To estimate the probability of two images, the discriminator encodes the image from a 3-dimensional array to a 1-dimensional array. It convolves twice to downsampling the images so that the shape of the image changes from 28*28*1 to 14*14*64, 14*14*64 to 7*7*128. After each convolution, the model would like to call the Leaky ReLU function to activate the model and avoid the vanishing gradients. Then the model needs to randomly drop our 20% data in order to avoid overfitting. After all the convolutions, flatten the model and add random noise to it. Finally, return the calculated loss to the generator. Return the positive value if the input of the discriminator is real. Return negative if not.
3.2. Minimax formulation:
To train the generator and the discriminator, the minimax formulation needs to be introduced. The formulation below is the Minimax objective function from Slides of Stanford University.
Minimax function:
\( \underset{{θ_{g}}}{min}{\underset{{θ_{d}}}{max}{[{E_{x~{p_{data}}}}log{{D_{{θ_{d}}}}}(x)+{E_{z~p(z)}}log{(1-{D_{{θ_{d}}}}({G_{{θ_{g}}}}(z)))}] }}\ \ \ (1) \)
logDθd(x) is the output of the discriminator for true data x. For generated data/fake data G(z), the discriminator will output Dθd(Gθg(z)) as result. In this model, the Discriminator (θd) wants to augment D(x) close to 1 which means the discriminator can distinguish the real data with a high probability and D(G(z)) approximate to 0 [8], the discriminator can determine the generated fake data as the real data with a very low probability. For the probability, 1 means the image is exacting (100%) the real data, and 0 means the image is absolutely fake (0%) data. By contrast, the purpose of the generator (θg) is to increase D(G(z)) approximately to 1 [8]. By the way of explanation, cheat the discriminator into thinking the forged output is the real one with a high probability.
3.3. Loss Function
When training the generative adversarial network, the model generates new data at first [9]. Then the discriminator estimates the generated data and the real one and outputs a probability. In order to train the discriminator, the generator needs to be fixed temporarily. Training the discriminator with a batch of real & fake data for a few epochs, to minimize the loss function is needed:
\( J(D)={E_{x~{p_{data}}}}[-log{D(x)}]+{E_{z}}[-log{(1-D(G(z)))}]\ \ \ (2) \)
In order to minimize the loss function of the discriminator, D(x) is expected nearly to 1, and D(G(z)) is expected approaximately to 0. Since in the log(x) function, between 0 and 1, the closer the x to 1, the smaller the -log(x) will be.

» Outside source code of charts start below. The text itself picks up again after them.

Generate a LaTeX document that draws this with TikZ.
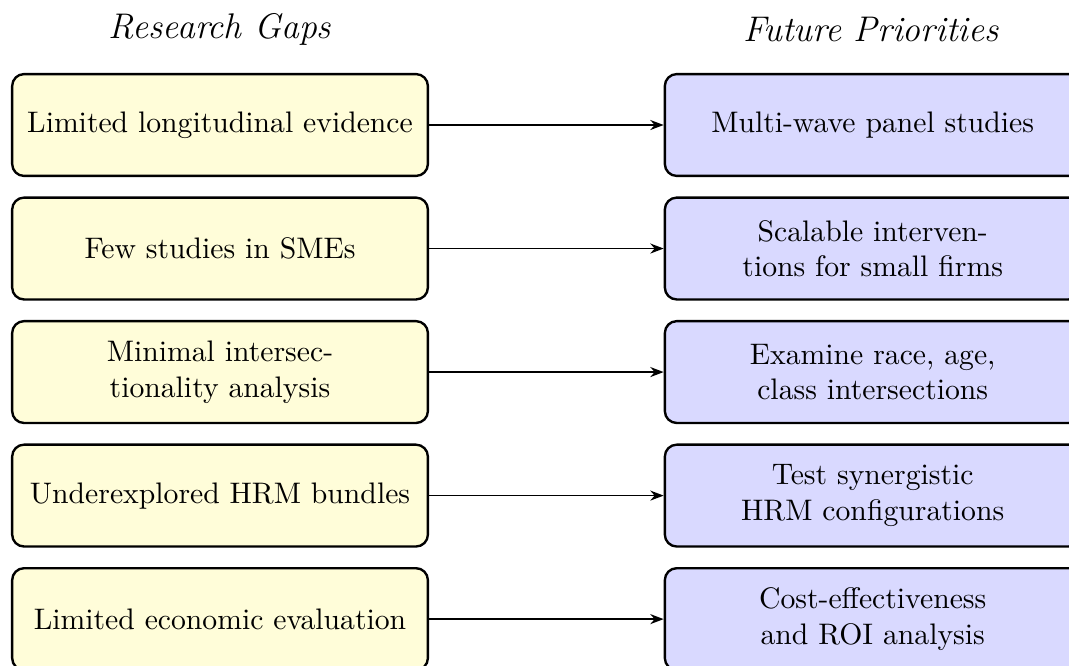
\documentclass[tikz,border=0pt]{standalone}
\usepackage{xcolor}
\usepackage{tikz}
\usetikzlibrary{arrows.meta,positioning}

\begin{document}
\begin{tikzpicture}[x=1pt, y=1pt, >={Stealth[length=4.5pt]},
        gapbox/.style={draw, thick, rounded corners, fill=yellow!15, align=center,
            minimum width=140pt, minimum height=34.3pt, inner sep=2pt},
        priobox/.style={gapbox, fill=blue!15},
        colhead/.style={font=\large\itshape}]
        \useasboundingbox (0,0) rectangle (360,-224.2);

        \node[colhead] (gapshead) at (74.1,-10) {Research Gaps};
        \node[colhead] (priohead) at (293.3,-10) {Future Priorities};

        \node[gapbox] (gap1) at (74.1,-42.1) {Limited longitudinal evidence};
        \node[gapbox, below=6.5pt of gap1] (gap2) {Few studies in SMEs};
        \node[gapbox, below=6.5pt of gap2] (gap3) {Minimal intersec-\\tionality analysis};
        \node[gapbox, below=6.5pt of gap3] (gap4) {Underexplored HRM bundles};
        \node[gapbox, below=6.5pt of gap4] (gap5) {Limited economic evaluation};

        \node[priobox, right=79pt of gap1] (prio1) {Multi-wave panel studies};
        \node[priobox, right=79pt of gap2] (prio2) {Scalable interven-\\tions for small firms};
        \node[priobox, right=79pt of gap3] (prio3) {Examine race, age,\\class intersections};
        \node[priobox, right=79pt of gap4] (prio4) {Test synergistic\\HRM configurations};
        \node[priobox, right=79pt of gap5] (prio5) {Cost-effectiveness\\and ROI analysis};

        \foreach \i in {1,...,5}
            \draw[->, semithick] (gap\i) -- (prio\i);
    \end{tikzpicture}
\end{document}
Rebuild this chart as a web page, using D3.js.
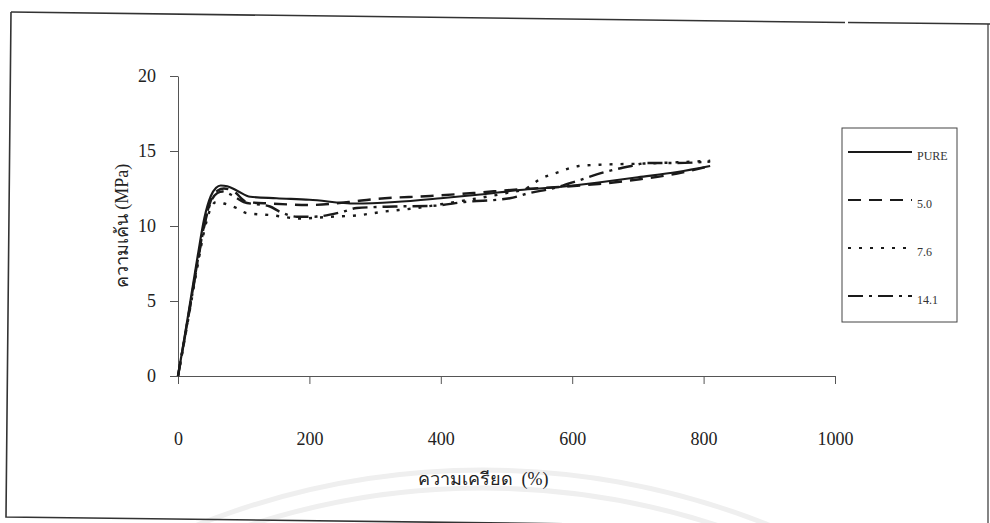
<!DOCTYPE html>
<html>
<head>
<meta charset="utf-8">
<script src="https://cdn.jsdelivr.net/npm/d3@7/dist/d3.min.js"></script>
<style>
  html, body { margin: 0; padding: 0; background: #fff; }
  svg { display: block; }
  .tick text { font-family: "Liberation Serif", "Times New Roman", serif; }
</style>
</head>
<body>
<svg id="chart" width="990" height="523"></svg>
<script>
// Stress–strain curves for the neat resin and three filler loadings
const seriesNames = ["PURE", "5.0", "7.6", "14.1"];

const strainPure  = [0, 10, 20, 30, 40, 50, 58, 65, 75, 90, 110, 150, 200, 270, 330, 400, 460, 520, 580, 640, 700, 760, 810];
const stressPure  = [0, 2.6, 5.3, 8.0, 10.5, 12.0, 12.55, 12.7, 12.65, 12.35, 11.95, 11.85, 11.75, 11.5, 11.6, 11.85, 12.1, 12.4, 12.6, 12.9, 13.25, 13.6, 14.0];

const strain50    = [0, 10, 20, 30, 40, 50, 60, 70, 85, 105, 140, 200, 260, 300, 384, 450, 520, 580, 640, 700, 760, 810];
const stress50    = [0, 2.5, 5.1, 7.7, 10.1, 11.7, 12.35, 12.5, 12.3, 11.6, 11.5, 11.4, 11.6, 11.8, 12.0, 12.2, 12.45, 12.6, 12.8, 13.1, 13.5, 14.0];

const strain76    = [0, 10, 20, 30, 40, 50, 58, 70, 89, 105, 140, 186, 226, 277, 312, 363, 400, 450, 500, 530, 550, 580, 610, 650, 700, 760, 810];
const stress76    = [0, 2.4, 4.9, 7.4, 9.7, 11.2, 11.6, 11.5, 11.2, 10.85, 10.73, 10.5, 10.6, 10.73, 10.95, 11.2, 11.45, 11.8, 12.2, 12.5, 13.1, 13.6, 14.0, 14.1, 14.15, 14.25, 14.35];

const strain141   = [0, 10, 20, 30, 40, 50, 60, 68, 80, 100, 140, 155, 181, 206, 251, 272, 330, 389, 436, 505, 535, 570, 612, 650, 690, 714, 760, 810];
const stress141   = [0, 2.5, 5.0, 7.6, 10.0, 11.6, 12.2, 12.3, 12.1, 11.6, 11.3, 10.95, 10.62, 10.62, 10.95, 11.2, 11.3, 11.35, 11.6, 11.85, 12.2, 12.5, 13.07, 13.6, 14.0, 14.2, 14.2, 14.3];

const xTicks = [0, 200, 400, 600, 800, 1000];
const yTicks = [0, 5, 10, 15, 20];

const xTitle = "ความเครียด  (%)";
const yTitle = "ความเค้น (MPa)";

const dashes = ["none", "13,8", "3,8", "15,6,3,6"];

const strains = [strainPure, strain50, strain76, strain141];
const stresses = [stressPure, stress50, stress76, stress141];

const svg = d3.select("#chart");

// faint arcs of the paper's watermark
const arcs = svg.append("g").attr("fill", "none").attr("stroke", "#efefef").attr("stroke-width", 5);
[770, 752].forEach(r => arcs.append("circle").attr("cx", 483).attr("cy", 1240).attr("r", r));

// outer frame, slightly skewed like a scanned page
const frame = svg.append("g").attr("fill", "none").attr("stroke", "#333").attr("stroke-width", 1.6);
frame.append("path").attr("d", "M11,12 L845,22.5");
frame.append("path").attr("d", "M848,22.5 L990,24");
frame.append("path").attr("d", "M11,12 L6,517 L990,529");
frame.append("path").attr("d", "M988,24 L988,529").attr("stroke-width", 1.2);

const x = d3.scaleLinear().domain([0, 1000]).range([178, 835]);
const y = d3.scaleLinear().domain([0, 20]).range([376, 76]);

// axes
const xAxis = svg.append("g")
  .attr("transform", `translate(0,${y(0)})`)
  .call(d3.axisBottom(x).tickValues(xTicks).tickSize(8).tickPadding(48).tickSizeOuter(0).tickFormat(d3.format("d")));
const yAxis = svg.append("g")
  .attr("transform", `translate(${x(0)},0)`)
  .call(d3.axisLeft(y).tickValues(yTicks).tickSize(8).tickPadding(14).tickSizeOuter(0));

[xAxis, yAxis].forEach(a => {
  a.select(".domain").attr("stroke", "#555").attr("stroke-width", 1);
  a.selectAll(".tick line").attr("stroke", "#555").attr("stroke-width", 1);
  a.selectAll(".tick text").attr("font-size", 18).attr("fill", "#222");
});

// axis titles
svg.append("text")
  .attr("x", 483).attr("y", 485)
  .attr("text-anchor", "middle")
  .attr("font-family", "'Liberation Serif', serif")
  .attr("font-size", 18).attr("fill", "#222")
  .style("white-space", "pre")
  .text(xTitle);
svg.append("text")
  .attr("transform", "translate(128,226) rotate(-90)")
  .attr("text-anchor", "middle")
  .attr("font-family", "'Liberation Serif', serif")
  .attr("font-size", 18).attr("fill", "#222")
  .text(yTitle);

// curves
const line = d3.line().x(d => x(d[0])).y(d => y(d[1])).curve(d3.curveMonotoneX);
seriesNames.forEach((name, i) => {
  const pts = strains[i].map((s, k) => [s, stresses[i][k]]);
  svg.append("path")
    .datum(pts)
    .attr("fill", "none")
    .attr("stroke", "#1a1a1a")
    .attr("stroke-width", i === 0 ? 2.2 : 2.4)
    .attr("stroke-dasharray", dashes[i])
    .attr("d", line);
});

// legend
const legend = svg.append("g");
legend.append("rect")
  .attr("x", 842).attr("y", 128).attr("width", 115).attr("height", 194)
  .attr("fill", "#fff").attr("stroke", "#444").attr("stroke-width", 1);
const legendRows = [152, 200, 248, 296];
seriesNames.forEach((name, i) => {
  legend.append("line")
    .attr("x1", 848).attr("x2", 912)
    .attr("y1", legendRows[i]).attr("y2", legendRows[i])
    .attr("stroke", "#1a1a1a").attr("stroke-width", 2)
    .attr("stroke-dasharray", dashes[i]);
  legend.append("text")
    .attr("x", 917).attr("y", legendRows[i] + 8)
    .attr("font-family", "'Liberation Serif', serif")
    .attr("font-size", 12).attr("fill", "#333")
    .text(name);
});
</script>
</body>
</html>
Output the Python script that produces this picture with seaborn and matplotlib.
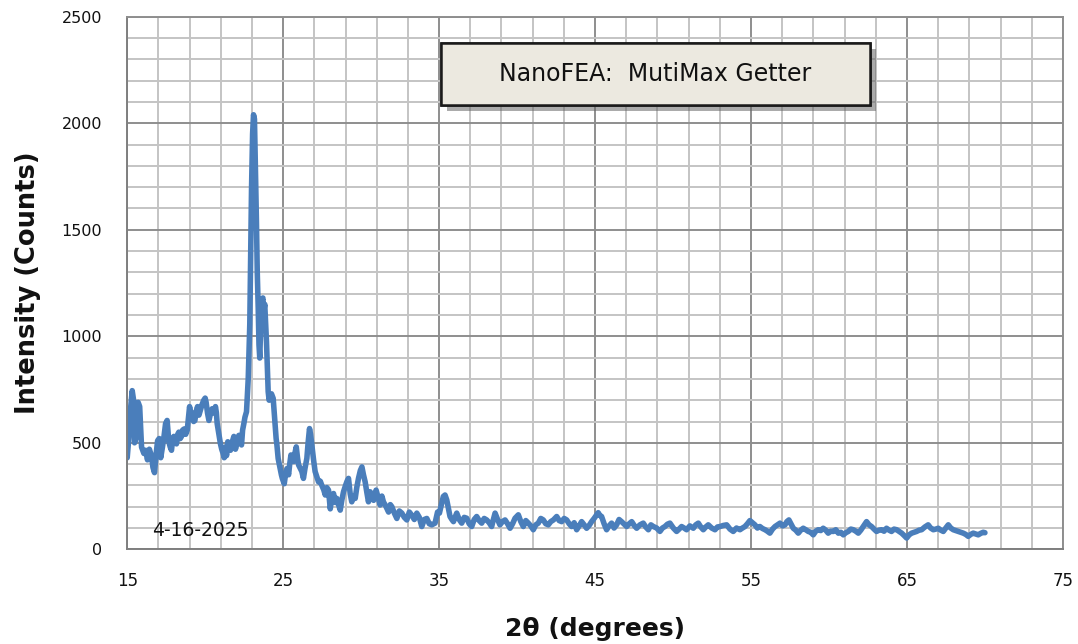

After training the discriminator, training the generator is required. Fix the discriminator is demanded when training the generator. The loss function of the generator should be maximized:
\( J(G)={E_{z}}[-log{(1-D(G(z)))}]\ \ \ (3) \)
In order to maximize the loss function of the generator, D(G(z)) is expected nearly to 1. In log(1-x) function, the closer the x to 1, the larger output the -log(1-x) will generate [10].
4. Experiment
4.1. Dataset
In order to generate handwritten-number images, the dataset MINIST [3] would be a good choice. The images in the dataset are similar but have their own specializations. The table below displays the categories and counts of sample images in each dataset in the MINIST, and there are two examples from the dataset:
Table 1. Number of data in database, training, and testing. | ||
Number of categories | Number of images | |
Database | 10 (0, 1, 2, 3, 4, 5, 6, 7, 8, 9) | 70,000 |
Training set | 10 (0, 1, 2, 3, 4, 5, 6, 7, 8, 9) | 60,000 |
Testing set | 10 (0, 1, 2, 3, 4, 5, 6, 7, 8, 9) | 10,000 |
Figure 3. Two examples in MINIST database. |
4.2. Experiment process
Since the picture is a little large, it needs convolution or transpose-convolution twice in both discriminator and generator. In training the model, for each image, it would like to generate data at first. Then put real data and generated fake data into the discriminator respectively and return their flattened output respectively. After getting the output, calculate the loss which is computed by the cross_entropy() function and gradients of generator and discriminator. Apply the gradients to the optimizer of generator and discriminator respectively. For each epoch, the code will generate 12 examples for the generated images.
4.3. Experiment result
Figure 4. Outputs for Epoch1, Epoch10, Epoch20, Epoch30, Epoch40, Epoch50 (From left to right, top to bottom). |
5. Conclusion
In this research, the generative adversarial network (GAN) is discussed mainly. At the beginning, the background of machine learning, GAN, and some applications based on GAN are introduced. More and more advanced machines are needed to satisfy human’s demands. The purpose of the whole experiment is to generate the handwritten-number image based on GAN by training several existing handwritten-number images. In the related work part, the fundamental architecture GAN and the method DCGAN which is the architecture that is used in the experiment are illustrated. In DCGAN, it utilizes the Convolutional Neural Networks in both the generator and the discriminator. In the method part, the network structure, mathematical formulation, and loss function are introduced. In the Minimax function, the generator is intended to increase D(G(z)) whereas the discriminator is more likely to augment D(z) and diminish D(G(z)). The most crucial part is the experiment. In this part, the database and the process of the experiment are introduced and displayed.